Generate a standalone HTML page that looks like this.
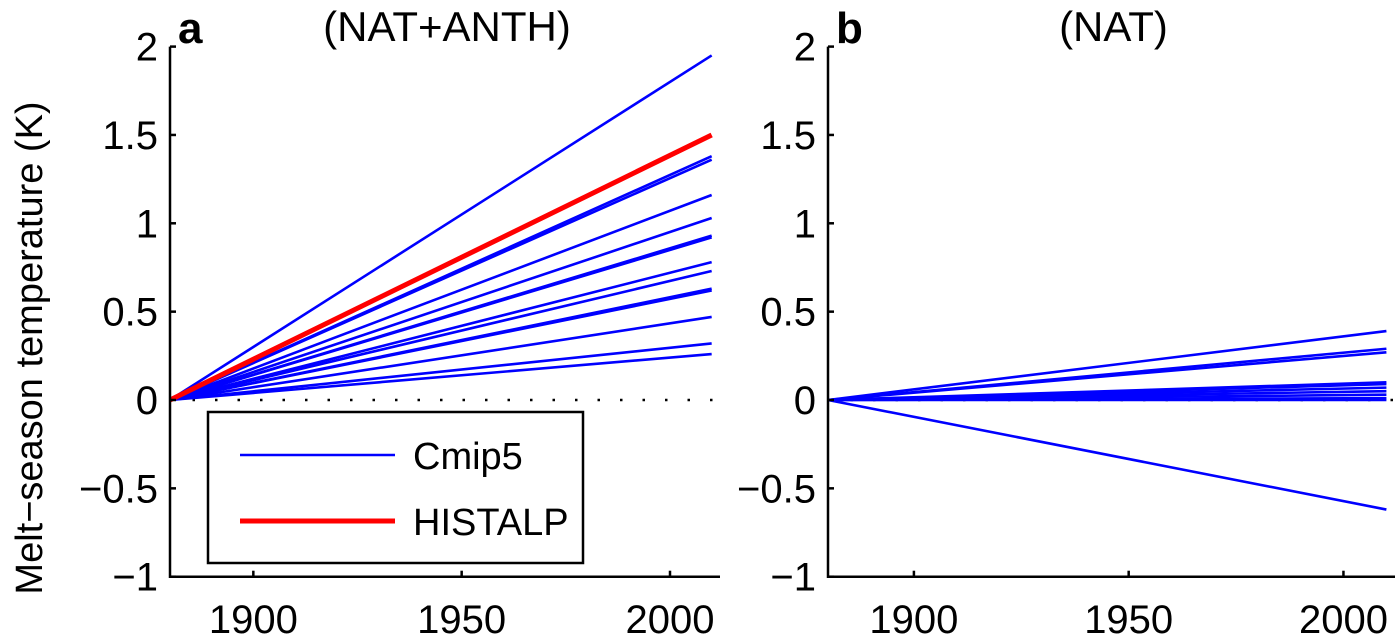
<!DOCTYPE html>
<html><head><meta charset="utf-8"><style>
body{margin:0;background:#fff;}
svg{display:block;font-family:"Liberation Sans",Arial,sans-serif;}
</style></head><body>
<svg id="chart" width="1400" height="638" viewBox="0 0 1400 638">
<text transform="translate(42,348) rotate(-90)" text-anchor="middle" font-size="38">Melt−season temperature (K)</text>
<g id="pa"></g><g id="pb"></g>
</svg>
<script>
const years = [1880, 2010];
const yTicks = [-1, -0.5, 0, 0.5, 1, 1.5, 2];
const yTickLabels = ['−1', '−0.5', '0', '0.5', '1', '1.5', '2'];
const xTicks = [1900, 1950, 2000];
const cmipA = [1.95, 1.38, 1.36, 1.16, 1.03, 0.93, 0.92, 0.78, 0.73, 0.63, 0.62, 0.47, 0.32, 0.26];
const histalp = [1.5];
const cmipB = [0.39, 0.29, 0.27, 0.10, 0.09, 0.07, 0.05, 0.03, 0.01, 0.0, -0.62];
const NS='http://www.w3.org/2000/svg';
function mk(g,tag,at,txt){const e=document.createElementNS(NS,tag);for(const k in at)e.setAttribute(k,at[k]);if(txt!==undefined)e.textContent=txt;g.appendChild(e);return e;}
function panel(gid,x0,x1,letter,title,blue,red){
  const g=document.getElementById(gid);
  const X=v=>x0+(v-1880)*(x1-x0)/132;
  const Y=v=>400-v*176.7;
  const bl=mk(g,'text',{x:x0+8,y:43,'font-size':44,'font-weight':'bold'},letter);
  
  
  const tt=mk(g,'text',{x:(x0+x1)/2+2,y:41,'font-size':42,'text-anchor':'middle'},title);
  
  
  const zl=mk(g,'line',{x1:x0,y1:Y(0),x2:x1,y2:Y(0),stroke:'#000','stroke-width':2.5,'stroke-dasharray':'2.5 20'});
  
  
  blue.forEach((v,i)=>{
    const l=mk(g,'line',{x1:X(years[0]),y1:Y(0),x2:X(years[1]),y2:Y(v),stroke:'#0000ff','stroke-width':2.6});
    
    
  });
  red.forEach(v=>{
    const l=mk(g,'line',{x1:X(years[0]),y1:Y(0),x2:X(years[1]),y2:Y(v),stroke:'#ff0000','stroke-width':5});
    
    
  });
  const ax=mk(g,'path',{d:`M${x0},${Y(2)}V${Y(-1)}H${x1}`,fill:'none',stroke:'#000','stroke-width':2.5});
  
  
  yTicks.forEach((v,i)=>{
    mk(g,'line',{x1:x0,y1:Y(v),x2:x0+6,y2:Y(v),stroke:'#000','stroke-width':2.5});
    const t=mk(g,'text',{x:x0-12,y:Y(v)+14,'font-size':40,'text-anchor':'end'},yTickLabels[i]);
    
    
  });
  xTicks.forEach(v=>{
    mk(g,'line',{x1:X(v),y1:Y(-1),x2:X(v),y2:Y(-1)-6,stroke:'#000','stroke-width':2.5});
    const t=mk(g,'text',{x:X(v),y:633,'font-size':40,'text-anchor':'middle'},String(v));
    
    
  });
}
panel('pa',170,720,'a','(NAT+ANTH)',cmipA,histalp);
panel('pb',828,1395,'b','(NAT)',cmipB,[]);
const g=document.getElementById('pa');
const lg=mk(g,'g',{});


mk(lg,'rect',{x:208,y:412,width:375,height:151,fill:'#fff',stroke:'#000','stroke-width':2.5});
mk(lg,'line',{x1:240,y1:455,x2:395,y2:455,stroke:'#0000ff','stroke-width':2.6});
const t1=mk(lg,'text',{x:413,y:469,'font-size':38},'Cmip5');


mk(lg,'line',{x1:240,y1:521,x2:395,y2:521,stroke:'#ff0000','stroke-width':5});
const t2=mk(lg,'text',{x:413,y:535,'font-size':38},'HISTALP');


</script>
</body></html>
-=-=-=-=-
Set problem: Give an exact reproduction of every line, leaving out any picture.

Solution to the problem:
Generate a standalone HTML page that looks like this.
<!DOCTYPE html>
<html><head><meta charset="utf-8"><style>
body{margin:0;background:#fff;}
svg{display:block;font-family:"Liberation Sans",Arial,sans-serif;}
</style></head><body>
<svg id="chart" width="1400" height="638" viewBox="0 0 1400 638">
<text transform="translate(42,348) rotate(-90)" text-anchor="middle" font-size="38">Melt−season temperature (K)</text>
<g id="pa"></g><g id="pb"></g>
</svg>
<script>
const years = [1880, 2010];
const yTicks = [-1, -0.5, 0, 0.5, 1, 1.5, 2];
const yTickLabels = ['−1', '−0.5', '0', '0.5', '1', '1.5', '2'];
const xTicks = [1900, 1950, 2000];
const cmipA = [1.95, 1.38, 1.36, 1.16, 1.03, 0.93, 0.92, 0.78, 0.73, 0.63, 0.62, 0.47, 0.32, 0.26];
const histalp = [1.5];
const cmipB = [0.39, 0.29, 0.27, 0.10, 0.09, 0.07, 0.05, 0.03, 0.01, 0.0, -0.62];
const NS='http://www.w3.org/2000/svg';
function mk(g,tag,at,txt){const e=document.createElementNS(NS,tag);for(const k in at)e.setAttribute(k,at[k]);if(txt!==undefined)e.textContent=txt;g.appendChild(e);return e;}
function panel(gid,x0,x1,letter,title,blue,red){
  const g=document.getElementById(gid);
  const X=v=>x0+(v-1880)*(x1-x0)/132;
  const Y=v=>400-v*176.7;
  const bl=mk(g,'text',{x:x0+8,y:43,'font-size':44,'font-weight':'bold'},letter);
  
  
  const tt=mk(g,'text',{x:(x0+x1)/2+2,y:41,'font-size':42,'text-anchor':'middle'},title);
  
  
  const zl=mk(g,'line',{x1:x0,y1:Y(0),x2:x1,y2:Y(0),stroke:'#000','stroke-width':2.5,'stroke-dasharray':'2.5 20'});
  
  
  blue.forEach((v,i)=>{
    const l=mk(g,'line',{x1:X(years[0]),y1:Y(0),x2:X(years[1]),y2:Y(v),stroke:'#0000ff','stroke-width':2.6});
    
    
  });
  red.forEach(v=>{
    const l=mk(g,'line',{x1:X(years[0]),y1:Y(0),x2:X(years[1]),y2:Y(v),stroke:'#ff0000','stroke-width':5});
    
    
  });
  const ax=mk(g,'path',{d:`M${x0},${Y(2)}V${Y(-1)}H${x1}`,fill:'none',stroke:'#000','stroke-width':2.5});
  
  
  yTicks.forEach((v,i)=>{
    mk(g,'line',{x1:x0,y1:Y(v),x2:x0+6,y2:Y(v),stroke:'#000','stroke-width':2.5});
    const t=mk(g,'text',{x:x0-12,y:Y(v)+14,'font-size':40,'text-anchor':'end'},yTickLabels[i]);
    
    
  });
  xTicks.forEach(v=>{
    mk(g,'line',{x1:X(v),y1:Y(-1),x2:X(v),y2:Y(-1)-6,stroke:'#000','stroke-width':2.5});
    const t=mk(g,'text',{x:X(v),y:633,'font-size':40,'text-anchor':'middle'},String(v));
    
    
  });
}
panel('pa',170,720,'a','(NAT+ANTH)',cmipA,histalp);
panel('pb',828,1395,'b','(NAT)',cmipB,[]);
const g=document.getElementById('pa');
const lg=mk(g,'g',{});


mk(lg,'rect',{x:208,y:412,width:375,height:151,fill:'#fff',stroke:'#000','stroke-width':2.5});
mk(lg,'line',{x1:240,y1:455,x2:395,y2:455,stroke:'#0000ff','stroke-width':2.6});
const t1=mk(lg,'text',{x:413,y:469,'font-size':38},'Cmip5');


mk(lg,'line',{x1:240,y1:521,x2:395,y2:521,stroke:'#ff0000','stroke-width':5});
const t2=mk(lg,'text',{x:413,y:535,'font-size':38},'HISTALP');


</script>
</body></html>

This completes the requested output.